## Exercise prompt
Assemble all lines in which the string "chart" appears.

## Supplied data
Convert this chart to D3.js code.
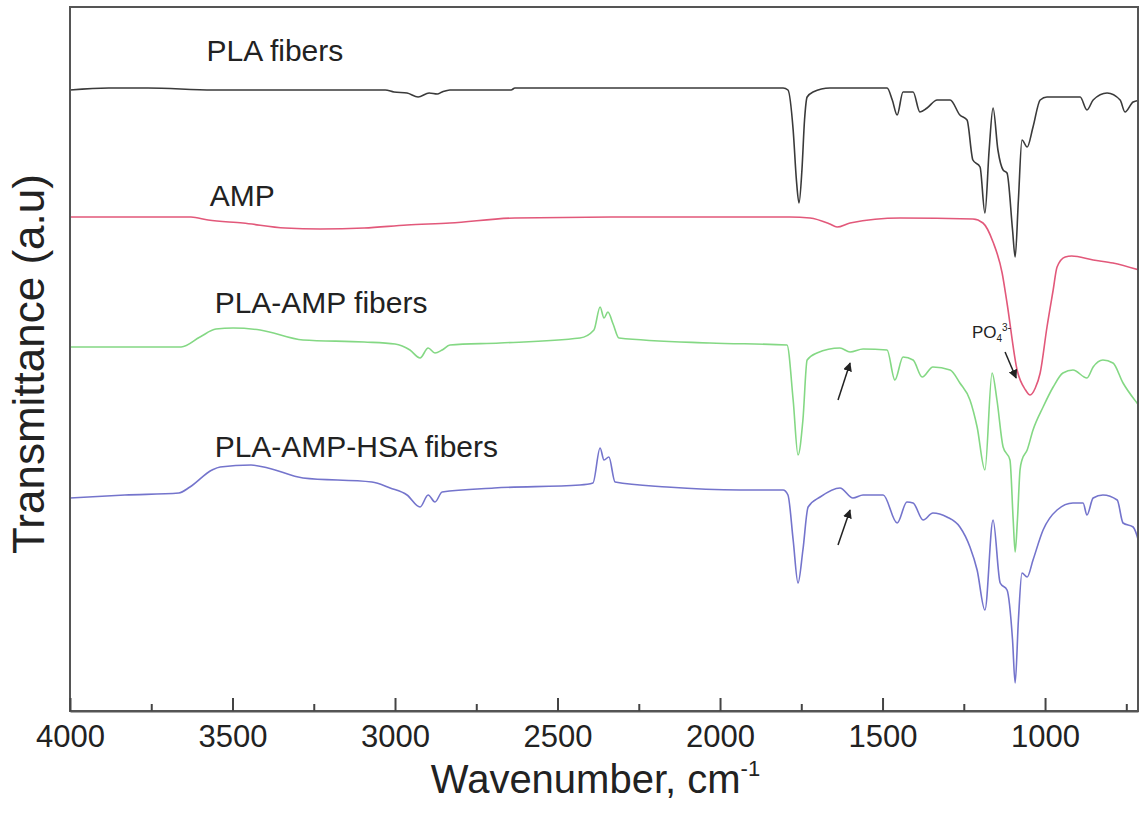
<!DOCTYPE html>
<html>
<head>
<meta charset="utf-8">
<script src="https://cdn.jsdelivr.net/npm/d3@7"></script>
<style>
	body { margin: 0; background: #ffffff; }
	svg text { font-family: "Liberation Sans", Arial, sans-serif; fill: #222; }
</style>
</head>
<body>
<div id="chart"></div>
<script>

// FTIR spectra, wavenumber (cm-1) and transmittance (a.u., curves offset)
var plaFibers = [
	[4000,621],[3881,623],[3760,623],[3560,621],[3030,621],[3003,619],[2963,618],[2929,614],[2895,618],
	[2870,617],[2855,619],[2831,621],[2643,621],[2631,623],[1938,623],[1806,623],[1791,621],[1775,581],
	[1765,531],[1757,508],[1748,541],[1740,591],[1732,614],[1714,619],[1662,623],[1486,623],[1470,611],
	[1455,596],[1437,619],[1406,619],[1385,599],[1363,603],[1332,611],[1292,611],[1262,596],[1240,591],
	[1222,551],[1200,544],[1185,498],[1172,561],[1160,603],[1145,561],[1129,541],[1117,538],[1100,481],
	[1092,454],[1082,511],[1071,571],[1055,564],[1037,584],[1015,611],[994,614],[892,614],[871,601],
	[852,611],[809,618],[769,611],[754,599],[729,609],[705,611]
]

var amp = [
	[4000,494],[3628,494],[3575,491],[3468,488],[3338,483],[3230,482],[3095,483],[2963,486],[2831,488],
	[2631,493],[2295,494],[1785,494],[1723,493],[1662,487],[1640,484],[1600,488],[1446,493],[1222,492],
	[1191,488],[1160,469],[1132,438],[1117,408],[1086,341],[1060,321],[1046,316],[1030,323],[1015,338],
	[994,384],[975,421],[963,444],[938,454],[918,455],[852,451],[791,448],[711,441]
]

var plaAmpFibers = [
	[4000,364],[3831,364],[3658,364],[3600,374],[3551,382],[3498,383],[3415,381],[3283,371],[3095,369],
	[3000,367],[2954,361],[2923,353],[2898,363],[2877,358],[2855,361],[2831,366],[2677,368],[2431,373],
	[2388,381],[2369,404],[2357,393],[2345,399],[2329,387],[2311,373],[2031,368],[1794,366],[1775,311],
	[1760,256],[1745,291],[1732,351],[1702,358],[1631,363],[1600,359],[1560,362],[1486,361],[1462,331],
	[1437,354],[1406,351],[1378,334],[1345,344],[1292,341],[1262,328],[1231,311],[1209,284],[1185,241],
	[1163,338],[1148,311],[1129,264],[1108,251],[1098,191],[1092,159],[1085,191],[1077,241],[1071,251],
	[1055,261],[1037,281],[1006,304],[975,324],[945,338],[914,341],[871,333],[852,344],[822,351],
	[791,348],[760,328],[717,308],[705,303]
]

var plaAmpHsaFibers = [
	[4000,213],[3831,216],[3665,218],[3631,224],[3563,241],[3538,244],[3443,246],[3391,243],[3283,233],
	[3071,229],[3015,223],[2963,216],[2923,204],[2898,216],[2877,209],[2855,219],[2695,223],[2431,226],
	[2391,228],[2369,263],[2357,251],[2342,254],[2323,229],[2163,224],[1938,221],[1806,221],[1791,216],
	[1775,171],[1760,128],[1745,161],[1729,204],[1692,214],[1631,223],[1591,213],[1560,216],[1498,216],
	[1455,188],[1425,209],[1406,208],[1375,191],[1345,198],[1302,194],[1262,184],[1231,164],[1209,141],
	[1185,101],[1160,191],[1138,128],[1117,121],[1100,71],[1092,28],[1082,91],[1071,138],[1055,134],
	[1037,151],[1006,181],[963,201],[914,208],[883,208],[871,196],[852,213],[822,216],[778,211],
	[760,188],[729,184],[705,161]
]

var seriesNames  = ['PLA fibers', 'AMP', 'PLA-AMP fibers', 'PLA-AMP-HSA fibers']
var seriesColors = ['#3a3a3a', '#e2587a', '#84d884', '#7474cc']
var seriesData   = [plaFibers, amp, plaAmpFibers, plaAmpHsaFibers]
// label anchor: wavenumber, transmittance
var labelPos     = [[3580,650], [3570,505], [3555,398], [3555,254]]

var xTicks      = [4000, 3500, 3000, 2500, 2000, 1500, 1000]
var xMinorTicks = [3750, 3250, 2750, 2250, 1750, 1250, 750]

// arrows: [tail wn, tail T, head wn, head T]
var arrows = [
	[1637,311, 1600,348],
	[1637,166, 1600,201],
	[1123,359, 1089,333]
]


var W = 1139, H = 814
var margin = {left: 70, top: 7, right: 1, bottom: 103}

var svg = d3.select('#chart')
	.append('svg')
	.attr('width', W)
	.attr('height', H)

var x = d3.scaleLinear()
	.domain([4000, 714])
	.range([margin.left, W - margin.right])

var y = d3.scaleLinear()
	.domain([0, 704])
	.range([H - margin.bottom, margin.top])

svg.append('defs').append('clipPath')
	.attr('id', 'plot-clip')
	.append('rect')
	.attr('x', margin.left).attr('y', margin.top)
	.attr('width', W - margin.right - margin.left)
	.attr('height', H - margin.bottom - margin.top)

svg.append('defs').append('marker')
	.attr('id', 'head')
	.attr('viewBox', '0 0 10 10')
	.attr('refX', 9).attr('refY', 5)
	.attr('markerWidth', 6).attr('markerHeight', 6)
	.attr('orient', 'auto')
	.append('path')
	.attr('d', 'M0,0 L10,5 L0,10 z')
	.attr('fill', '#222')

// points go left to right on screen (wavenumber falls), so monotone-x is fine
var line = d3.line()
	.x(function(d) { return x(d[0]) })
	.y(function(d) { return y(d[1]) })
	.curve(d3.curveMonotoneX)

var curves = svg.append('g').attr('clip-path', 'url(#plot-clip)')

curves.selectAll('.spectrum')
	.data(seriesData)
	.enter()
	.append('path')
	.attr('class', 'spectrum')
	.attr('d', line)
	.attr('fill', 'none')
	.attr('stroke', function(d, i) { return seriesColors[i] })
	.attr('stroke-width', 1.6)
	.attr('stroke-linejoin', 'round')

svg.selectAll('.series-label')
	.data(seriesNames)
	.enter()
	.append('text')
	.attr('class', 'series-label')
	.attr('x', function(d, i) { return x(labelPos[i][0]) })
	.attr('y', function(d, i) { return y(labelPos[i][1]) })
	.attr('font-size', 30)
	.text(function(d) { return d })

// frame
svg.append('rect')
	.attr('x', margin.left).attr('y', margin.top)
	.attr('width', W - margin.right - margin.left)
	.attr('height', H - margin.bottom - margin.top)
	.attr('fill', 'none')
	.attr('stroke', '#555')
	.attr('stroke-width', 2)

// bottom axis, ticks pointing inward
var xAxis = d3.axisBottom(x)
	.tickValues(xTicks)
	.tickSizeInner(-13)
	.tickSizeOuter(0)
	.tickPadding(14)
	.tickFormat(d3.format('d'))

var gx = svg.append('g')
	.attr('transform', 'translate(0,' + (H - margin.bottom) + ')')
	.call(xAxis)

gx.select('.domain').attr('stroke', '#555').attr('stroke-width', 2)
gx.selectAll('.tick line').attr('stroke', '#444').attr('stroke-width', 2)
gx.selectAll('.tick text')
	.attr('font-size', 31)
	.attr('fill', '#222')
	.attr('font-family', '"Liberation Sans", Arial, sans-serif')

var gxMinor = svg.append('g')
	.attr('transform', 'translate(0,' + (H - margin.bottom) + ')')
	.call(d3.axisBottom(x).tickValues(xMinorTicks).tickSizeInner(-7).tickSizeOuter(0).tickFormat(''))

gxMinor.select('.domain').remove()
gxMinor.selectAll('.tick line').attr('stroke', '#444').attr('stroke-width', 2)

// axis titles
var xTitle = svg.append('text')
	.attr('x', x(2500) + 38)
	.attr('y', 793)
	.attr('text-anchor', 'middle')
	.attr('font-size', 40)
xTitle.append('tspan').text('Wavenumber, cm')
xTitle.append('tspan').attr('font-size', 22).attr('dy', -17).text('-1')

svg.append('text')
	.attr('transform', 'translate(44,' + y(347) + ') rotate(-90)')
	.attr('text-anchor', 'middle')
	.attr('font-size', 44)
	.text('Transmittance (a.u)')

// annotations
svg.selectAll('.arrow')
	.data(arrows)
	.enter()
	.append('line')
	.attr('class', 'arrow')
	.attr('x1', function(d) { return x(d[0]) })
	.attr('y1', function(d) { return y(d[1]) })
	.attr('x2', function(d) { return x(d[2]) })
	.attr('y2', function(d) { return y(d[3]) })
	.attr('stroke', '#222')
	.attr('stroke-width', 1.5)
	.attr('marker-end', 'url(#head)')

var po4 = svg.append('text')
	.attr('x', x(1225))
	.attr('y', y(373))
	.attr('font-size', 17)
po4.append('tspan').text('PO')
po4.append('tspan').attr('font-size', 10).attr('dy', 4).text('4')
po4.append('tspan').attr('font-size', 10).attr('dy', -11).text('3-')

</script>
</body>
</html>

## Task response
Convert this chart to D3.js code.
<div id="chart"></div>
var svg = d3.select('#chart')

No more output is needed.